Evernote Explained: A Brief Introduction

June 18, 2011

Anybody who knows me knows my excitement over a little product called Evernote.  They have just passed the 10 million-user mark and they keep growing, so I’m definitely not alone.

My sister Mariana Abeid-McDougall spent the weekend over at our house a couple of weekends ago and heard me talk about Evernote and how I use it as part of my system to help my productivity. She later sent me the following question on Facebook:

Cesar, is Evernote that useful if I don’t have a smart phone? Convince me I should use it and why. At the moment, I only ever access the Internet on my laptop, so everything is in it.

Evernote is supposed to be a place where you put things you want to remember but don’t want or can’t keep it in your brain.

It is quite different than your email inbox. Your email inbox is for messages that you either just received or have received but haven’t dealt with yet. I can go on and on about the beauty of a squeaky clean inbox, but that’s another story.

The basic thing with Evernote is the note. You create notes, add tags to them, and place them in a notebook (collection of notes). Your notes are searchable by tag, notebook, or content. If your note contains a picture of a stop sign for example, Evernote recognizes the word “stop” on the picture and it becomes searchable as well.

You can create notes in a variety of ways. I’ll go through some examples here:

– You can email stuff to your Evernote account. So let’s say you got an email with a recipe from Tina and you want to save it. Just forward it to your Evernote account and you can delete it from your inbox. Yay!

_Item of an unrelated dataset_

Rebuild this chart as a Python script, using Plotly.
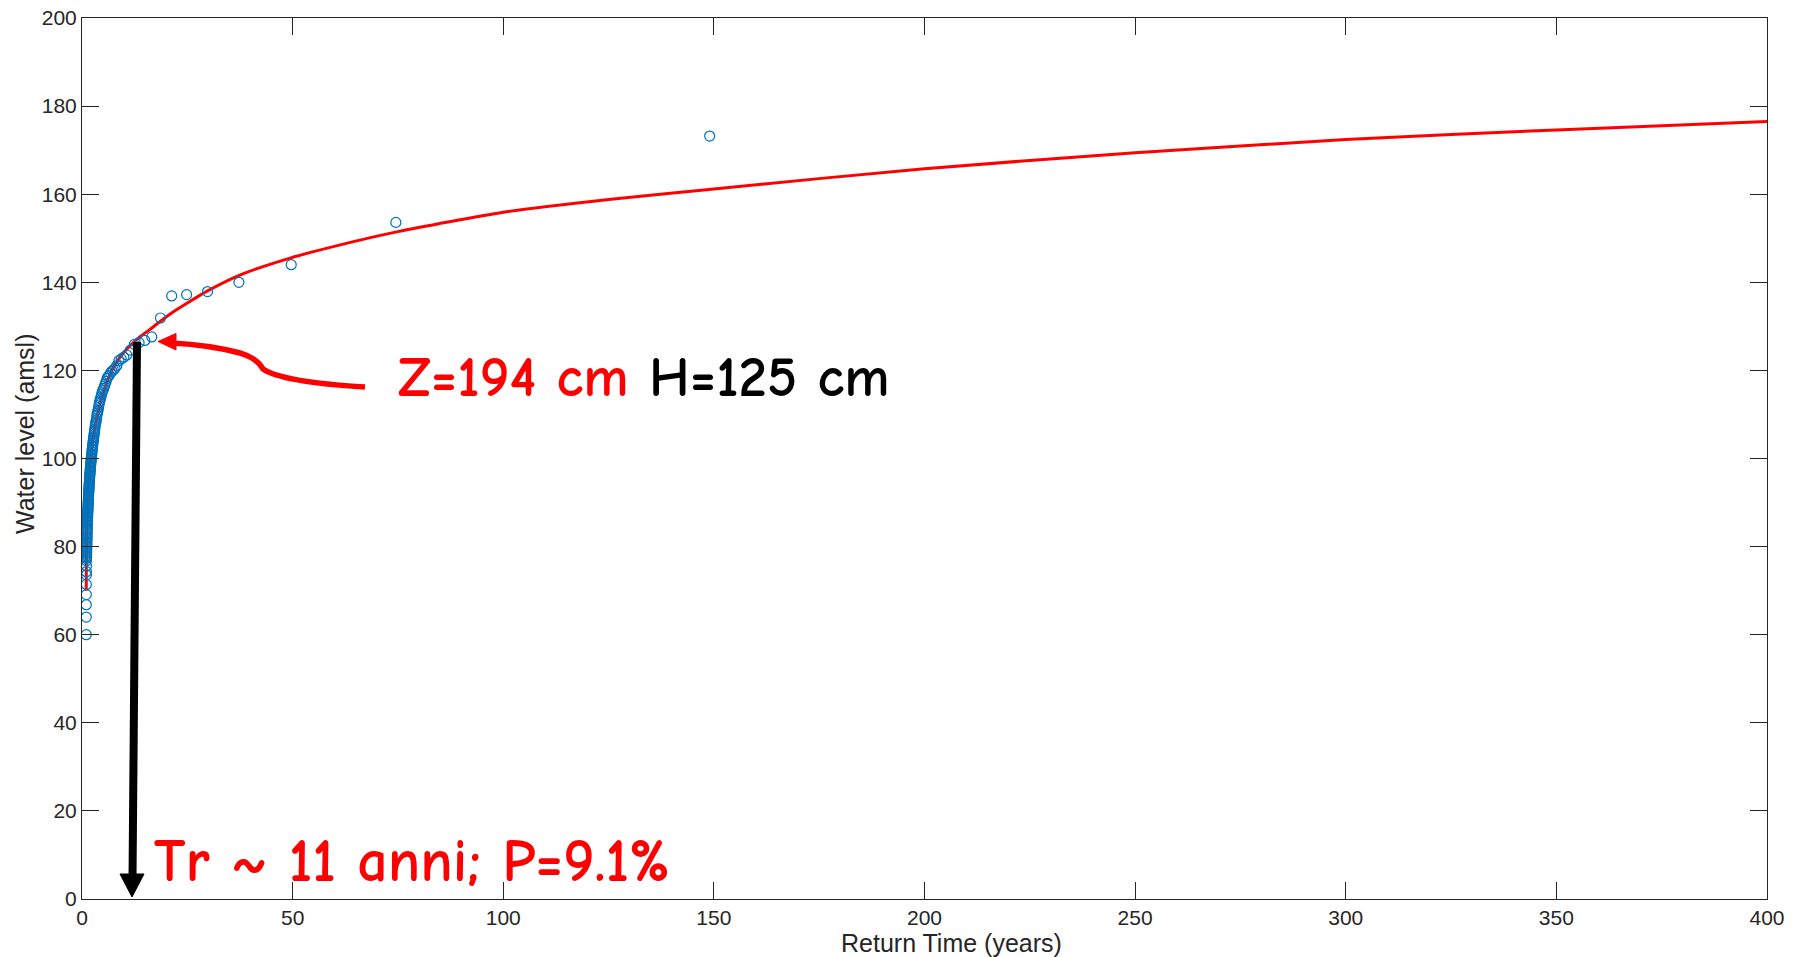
import plotly.graph_objects as go

# ---- data ----
return_time = [149.0, 74.5, 49.67, 37.25, 29.8, 24.83, 21.29, 18.63, 16.56, 14.9,
               13.55, 12.42, 11.46, 10.64, 9.93, 9.31, 8.76, 8.28, 7.84, 7.45,
               7.10, 6.77, 6.48, 6.21, 5.96, 5.73, 5.52, 5.32, 5.14, 4.97,
               4.81, 4.66, 4.52, 4.38, 4.26, 4.14, 4.03, 3.92, 3.82, 3.73,
               3.63, 3.55, 3.47, 3.39, 3.31, 3.24, 3.17, 3.10, 3.04, 2.98,
               2.92, 2.87, 2.81, 2.76, 2.71, 2.66, 2.61, 2.57, 2.53, 2.48,
               2.44, 2.40, 2.37, 2.33, 2.29, 2.26, 2.22, 2.19, 2.16, 2.13,
               2.10, 2.07, 2.04, 2.01, 1.99, 1.96, 1.94, 1.91, 1.89, 1.86,
               1.84, 1.82, 1.80, 1.77, 1.75, 1.73, 1.71, 1.69, 1.67, 1.66,
               1.64, 1.62, 1.60, 1.59, 1.57, 1.55, 1.54, 1.52, 1.51, 1.49,
               1.475, 1.461, 1.447, 1.433, 1.419, 1.406, 1.393, 1.380, 1.367, 1.355,
               1.342, 1.330, 1.319, 1.307, 1.296, 1.284, 1.274, 1.263, 1.252, 1.242,
               1.231, 1.221, 1.211, 1.202, 1.192, 1.183, 1.173, 1.164, 1.155, 1.146,
               1.137, 1.129, 1.120, 1.112, 1.104, 1.096, 1.088, 1.080, 1.072, 1.064,
               1.057, 1.049, 1.042, 1.035, 1.028, 1.021, 1.014, 1.007]
water_level = [173.2, 153.6, 144.0, 140.0, 137.9, 137.2, 136.9, 131.9, 127.6, 126.8,
               126.3, 125.9, 124.6, 123.5, 123.0, 122.6, 122.2, 121.1, 120.5, 120.1,
               119.8, 119.4, 118.9, 118.6, 118.2, 117.5, 116.9, 116.4, 115.9, 115.5,
               115.1, 114.6, 114.0, 113.6, 113.1, 112.7, 112.2, 111.6, 111.0, 110.6,
               110.2, 109.8, 109.2, 108.7, 108.3, 108.0, 107.6, 107.1, 106.6, 106.2,
               105.9, 105.5, 105.0, 104.7, 104.3, 104.0, 103.6, 103.2, 102.9, 102.6,
               102.2, 101.9, 101.5, 101.1, 100.8, 100.5, 100.2, 99.9, 99.6, 99.3,
               99.0, 98.7, 98.4, 98.1, 97.8, 97.5, 97.2, 96.9, 96.6, 96.3,
               96.0, 95.7, 95.4, 95.1, 94.8, 94.5, 94.2, 93.9, 93.6, 93.3,
               93.0, 92.7, 92.4, 92.1, 91.8, 91.5, 91.2, 90.9, 90.6, 90.3,
               90.0, 89.7, 89.4, 89.1, 88.8, 88.5, 88.2, 87.9, 87.6, 87.3,
               87.0, 86.7, 86.4, 86.1, 85.8, 85.6, 85.3, 85.0, 84.6, 84.2,
               83.9, 83.5, 83.1, 82.7, 82.3, 82.0, 81.6, 81.2, 80.8, 80.5,
               80.1, 79.7, 79.3, 78.9, 78.5, 78.2, 77.9, 77.6, 77.3, 76.8,
               75.6, 74.3, 73.6, 71.4, 69.1, 66.8, 64.0, 60.0]

fit_time = [1.005, 1.02, 1.05, 1.1, 1.2, 1.3, 1.42, 1.6, 1.8, 2.2, 2.6, 3.0, 3.8, 4.5,
            5.4, 6.6, 8.0, 9.5, 11, 12.5, 14, 16, 18, 21.7, 25, 29.7, 37.6, 49.4,
            61.3, 75, 100, 125, 150, 200, 250, 300, 350, 400]
fit_level = [70.0, 74.5, 78.5, 82.5, 86.0, 88.5, 91.2, 94.5, 97.3, 101.3, 104.3, 106.7,
             110.4, 113.2, 116.0, 119.0, 121.5, 123.6, 125.2, 126.6, 127.8, 129.2, 130.7,
             133.3, 135.3, 138.0, 141.7, 145.5, 148.5, 151.5, 155.9, 158.8, 161.2, 165.8,
             169.4, 172.4, 174.6, 176.5]

x_ticks = [0, 50, 100, 150, 200, 250, 300, 350, 400]
y_ticks = [0, 20, 40, 60, 80, 100, 120, 140, 160, 180, 200]

# ---- layout geometry (pixels; page body margin removed by post_script) ----
W, H = 1801, 957
L, R, T = 82, 34, 18
PW, PH = 1685, 881
B = H - T - PH


def dx(px):
    return (px - L) / PW * 400.0


def dy(py):
    return (T + PH - py) / PH * 200.0


def px_paper(px):
    return (px - L) / PW


def py_paper(py):
    return (T + PH - py) / PH


axis_col = "#262626"
label_font = "Liberation Sans, Arial, sans-serif"
fig = go.Figure()

fig.add_trace(go.Scatter(x=fit_time, y=fit_level, mode="lines",
                         line=dict(color="#ff0000", width=3, shape="spline", smoothing=0.6),
                         hoverinfo="skip", showlegend=False))
fig.add_trace(go.Scatter(x=return_time, y=water_level, mode="markers",
                         marker=dict(symbol="circle-open", size=10, color="#0072BD",
                                     line=dict(width=1.2, color="#0072BD")),
                         showlegend=False))

# black vertical arrow
fig.add_shape(type="line", xref="x", yref="y",
              x0=dx(137), y0=dy(342), x1=dx(132.5), y1=dy(880),
              line=dict(color="black", width=8))
tip_x, tip_y = 132, 897
fig.add_shape(type="path", xref="x", yref="y",
              path=f"M {dx(tip_x)},{dy(tip_y)} L {dx(tip_x-12)},{dy(tip_y-23)} "
                   f"L {dx(tip_x+12)},{dy(tip_y-23)} Z",
              fillcolor="black", line=dict(color="black", width=1))

# red curved arrow
fig.add_shape(type="path", xref="x", yref="y",
              path=(f"M {dx(365)},{dy(387)} Q {dx(282)},{dy(382)} {dx(263)},{dy(369)} "
                    f"Q {dx(257)},{dy(358)} {dx(240)},{dy(353)} "
                    f"Q {dx(210)},{dy(345)} {dx(172)},{dy(343)}"),
              line=dict(color="#ff0000", width=5.5))
fig.add_shape(type="path", xref="x", yref="y",
              path=(f"M {dx(158)},{dy(341.5)} L {dx(176)},{dy(333.5)} "
                    f"L {dx(176)},{dy(350)} Z"),
              fillcolor="#ff0000", line=dict(color="#ff0000", width=1))

ann_font = "Comic Sans MS, Comic Neue, Lato, sans-serif"
fig.add_annotation(x=dx(396), y=dy(377), xref="x", yref="y", xanchor="left", yanchor="middle",
                   showarrow=False,
                   text="<b><span style='color:#ff0000'>Z=194 cm</span> H=125 cm</b>",
                   font=dict(family=ann_font, size=57, color="black"))
fig.add_annotation(x=dx(152), y=dy(861), xref="x", yref="y", xanchor="left", yanchor="middle",
                   showarrow=False,
                   text="<b>Tr ~ 11 anni; P=9.1%</b>",
                   font=dict(family=ann_font, size=60, color="#ff0000"))

# axis titles
fig.add_annotation(x=px_paper(951), y=py_paper(943), xref="paper", yref="paper",
                   xanchor="center", yanchor="middle", showarrow=False,
                   text="Return Time (years)",
                   font=dict(family=label_font, size=25, color=axis_col))
fig.add_annotation(x=px_paper(25), y=py_paper(434), xref="paper", yref="paper",
                   xanchor="center", yanchor="middle", showarrow=False, textangle=-90,
                   text="Water level (amsl)",
                   font=dict(family=label_font, size=25, color=axis_col))

axis_common = dict(showline=True, linecolor=axis_col, linewidth=1, mirror="ticks",
                   ticks="inside", ticklen=17, tickwidth=1, tickcolor=axis_col,
                   showgrid=False, zeroline=False, ticklabeloverflow="allow",
                   tickfont=dict(family=label_font, size=21, color=axis_col))

fig.update_xaxes(range=[0, 400], tickvals=x_ticks, ticktext=[str(v) for v in x_ticks],
                 **axis_common)
fig.update_yaxes(range=[0, 200], tickvals=y_ticks, ticktext=[str(v) for v in y_ticks],
                 **axis_common)

fig.update_layout(width=W, height=H, margin=dict(l=L, r=R, t=T, b=B, autoexpand=False),
                  plot_bgcolor="white", paper_bgcolor="white", showlegend=False)

fig.write_html("out.html",
               config={"displayModeBar": False},
               post_script="document.body.style.margin='0';"
                           "document.body.style.overflow='hidden';"
                           "document.documentElement.style.overflow='hidden';")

– You can “clip” websites that you visit using your browser. You can install the Evernote plugin for your browser and if you see a website you’d like to remember later you can simply click the Evernote button on your toolbar and the site gets clipped to your Evernote account. Again, all text and images on the website are searchable. You can then save this note to a “cookbook” notebook, tag it “dessert,” “pudim,” “Tina.” You get the gist.

– You can create voice notes from your Evernote program. If you have a great idea for a blog post for example, and you just want to dump the idea somewhere before you forget and don’t feel like typing, you can just record a voice note on Evernote. Again, you can tag it, etc.

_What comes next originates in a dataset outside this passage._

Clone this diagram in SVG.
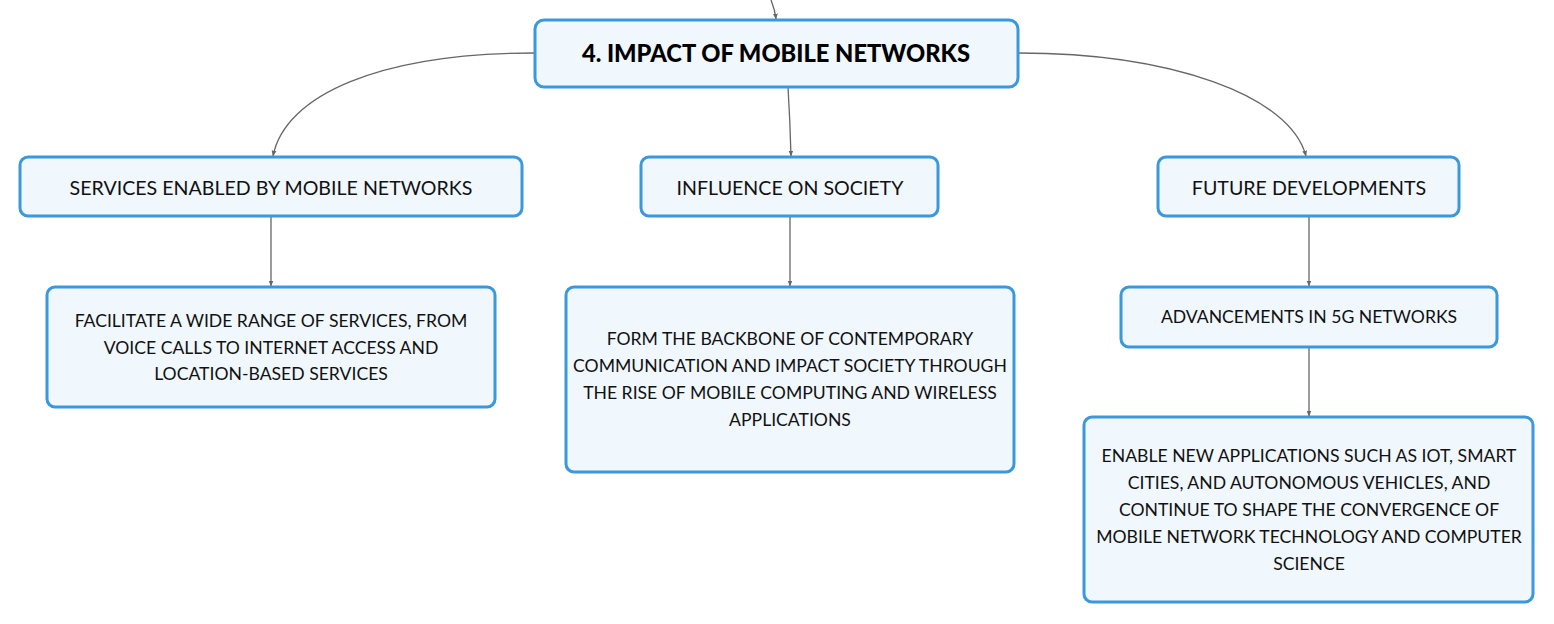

There are other great things about Evernote. Let’s say you’re visiting me don’t have your laptop, you can go to Evernote’s website, log in, and all your notes are there in their web application. If you buy a new laptop, once you install Evernote all your notes will be automatically downloaded. If Evernote goes out of business, your notes are safe in your laptop. Evernote synchs all your devices, so if you end up getting a smart phone, your notes will be there too.

Evernote is better than having stuff in a different email account because Gmail stores your messages in their servers. Take away your internet connection, your memories are gone. If Gmail crashes, you’re out of luck.

I say download it, give it a try for a few weeks and let me know how it goes. I have a good strategy for getting things done using Evernote, and I’ll be sharing it here very soon.